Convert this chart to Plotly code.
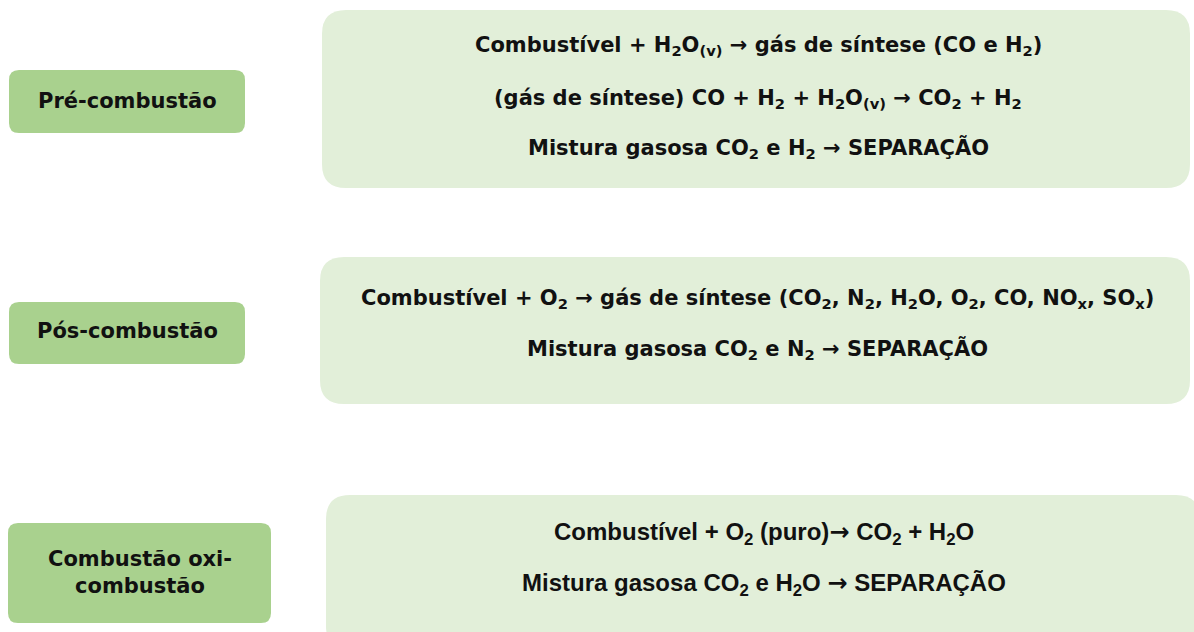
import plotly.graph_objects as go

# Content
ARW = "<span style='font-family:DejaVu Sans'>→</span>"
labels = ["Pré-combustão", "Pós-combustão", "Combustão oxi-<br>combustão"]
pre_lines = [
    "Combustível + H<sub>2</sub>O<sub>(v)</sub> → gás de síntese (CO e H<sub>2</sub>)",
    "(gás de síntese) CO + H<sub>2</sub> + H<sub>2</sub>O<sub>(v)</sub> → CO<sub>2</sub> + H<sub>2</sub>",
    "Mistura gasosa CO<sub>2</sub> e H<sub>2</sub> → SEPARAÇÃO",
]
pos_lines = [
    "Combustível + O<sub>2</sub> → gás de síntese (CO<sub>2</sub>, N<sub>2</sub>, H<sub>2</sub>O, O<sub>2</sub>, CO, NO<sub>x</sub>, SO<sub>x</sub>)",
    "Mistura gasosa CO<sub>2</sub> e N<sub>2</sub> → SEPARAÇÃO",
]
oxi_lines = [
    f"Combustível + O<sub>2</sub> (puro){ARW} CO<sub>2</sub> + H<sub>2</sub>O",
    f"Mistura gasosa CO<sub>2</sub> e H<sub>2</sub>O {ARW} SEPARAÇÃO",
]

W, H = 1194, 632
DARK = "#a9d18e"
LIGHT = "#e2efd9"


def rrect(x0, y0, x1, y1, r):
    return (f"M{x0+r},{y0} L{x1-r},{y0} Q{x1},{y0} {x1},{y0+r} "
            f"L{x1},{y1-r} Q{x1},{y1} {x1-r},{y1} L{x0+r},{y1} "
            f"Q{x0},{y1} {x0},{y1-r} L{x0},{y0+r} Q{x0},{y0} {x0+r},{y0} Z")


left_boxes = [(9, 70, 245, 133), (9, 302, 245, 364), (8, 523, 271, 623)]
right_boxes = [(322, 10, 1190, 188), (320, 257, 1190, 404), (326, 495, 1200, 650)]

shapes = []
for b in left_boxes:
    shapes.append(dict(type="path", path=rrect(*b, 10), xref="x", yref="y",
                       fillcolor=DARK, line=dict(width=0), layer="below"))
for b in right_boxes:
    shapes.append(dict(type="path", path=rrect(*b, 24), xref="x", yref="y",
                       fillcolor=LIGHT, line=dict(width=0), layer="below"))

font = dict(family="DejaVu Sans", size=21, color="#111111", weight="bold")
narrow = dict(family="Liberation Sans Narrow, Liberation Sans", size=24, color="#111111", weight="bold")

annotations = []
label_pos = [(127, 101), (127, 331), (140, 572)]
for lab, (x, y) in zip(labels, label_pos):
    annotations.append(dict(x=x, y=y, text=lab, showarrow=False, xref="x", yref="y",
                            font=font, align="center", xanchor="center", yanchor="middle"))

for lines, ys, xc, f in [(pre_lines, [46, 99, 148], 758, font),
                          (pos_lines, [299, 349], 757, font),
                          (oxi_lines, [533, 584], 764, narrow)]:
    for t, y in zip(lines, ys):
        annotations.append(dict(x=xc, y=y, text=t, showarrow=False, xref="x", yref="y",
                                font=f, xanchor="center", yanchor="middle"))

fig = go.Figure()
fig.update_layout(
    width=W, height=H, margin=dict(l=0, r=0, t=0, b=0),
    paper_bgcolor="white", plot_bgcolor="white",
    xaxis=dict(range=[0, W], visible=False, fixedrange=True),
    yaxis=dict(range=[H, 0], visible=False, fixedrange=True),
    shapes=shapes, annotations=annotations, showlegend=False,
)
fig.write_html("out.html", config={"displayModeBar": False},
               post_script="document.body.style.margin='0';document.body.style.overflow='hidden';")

========

■ **What you have to do**: Reproduce the data above word for word from its first line through the line that holds "Sans Narrow, Liberation", both ends included; skip pictures.

■ **Written solution**:
Convert this chart to Plotly code.
import plotly.graph_objects as go

# Content
ARW = "<span style='font-family:DejaVu Sans'>→</span>"
labels = ["Pré-combustão", "Pós-combustão", "Combustão oxi-<br>combustão"]
pre_lines = [
    "Combustível + H<sub>2</sub>O<sub>(v)</sub> → gás de síntese (CO e H<sub>2</sub>)",
    "(gás de síntese) CO + H<sub>2</sub> + H<sub>2</sub>O<sub>(v)</sub> → CO<sub>2</sub> + H<sub>2</sub>",
    "Mistura gasosa CO<sub>2</sub> e H<sub>2</sub> → SEPARAÇÃO",
]
pos_lines = [
    "Combustível + O<sub>2</sub> → gás de síntese (CO<sub>2</sub>, N<sub>2</sub>, H<sub>2</sub>O, O<sub>2</sub>, CO, NO<sub>x</sub>, SO<sub>x</sub>)",
    "Mistura gasosa CO<sub>2</sub> e N<sub>2</sub> → SEPARAÇÃO",
]
oxi_lines = [
    f"Combustível + O<sub>2</sub> (puro){ARW} CO<sub>2</sub> + H<sub>2</sub>O",
    f"Mistura gasosa CO<sub>2</sub> e H<sub>2</sub>O {ARW} SEPARAÇÃO",
]

W, H = 1194, 632
DARK = "#a9d18e"
LIGHT = "#e2efd9"


def rrect(x0, y0, x1, y1, r):
    return (f"M{x0+r},{y0} L{x1-r},{y0} Q{x1},{y0} {x1},{y0+r} "
            f"L{x1},{y1-r} Q{x1},{y1} {x1-r},{y1} L{x0+r},{y1} "
            f"Q{x0},{y1} {x0},{y1-r} L{x0},{y0+r} Q{x0},{y0} {x0+r},{y0} Z")


left_boxes = [(9, 70, 245, 133), (9, 302, 245, 364), (8, 523, 271, 623)]
right_boxes = [(322, 10, 1190, 188), (320, 257, 1190, 404), (326, 495, 1200, 650)]

shapes = []
for b in left_boxes:
    shapes.append(dict(type="path", path=rrect(*b, 10), xref="x", yref="y",
                       fillcolor=DARK, line=dict(width=0), layer="below"))
for b in right_boxes:
    shapes.append(dict(type="path", path=rrect(*b, 24), xref="x", yref="y",
                       fillcolor=LIGHT, line=dict(width=0), layer="below"))

font = dict(family="DejaVu Sans", size=21, color="#111111", weight="bold")
narrow = dict(family="Liberation Sans Narrow, Liberation Sans", size=24, color="#111111", weight="bold")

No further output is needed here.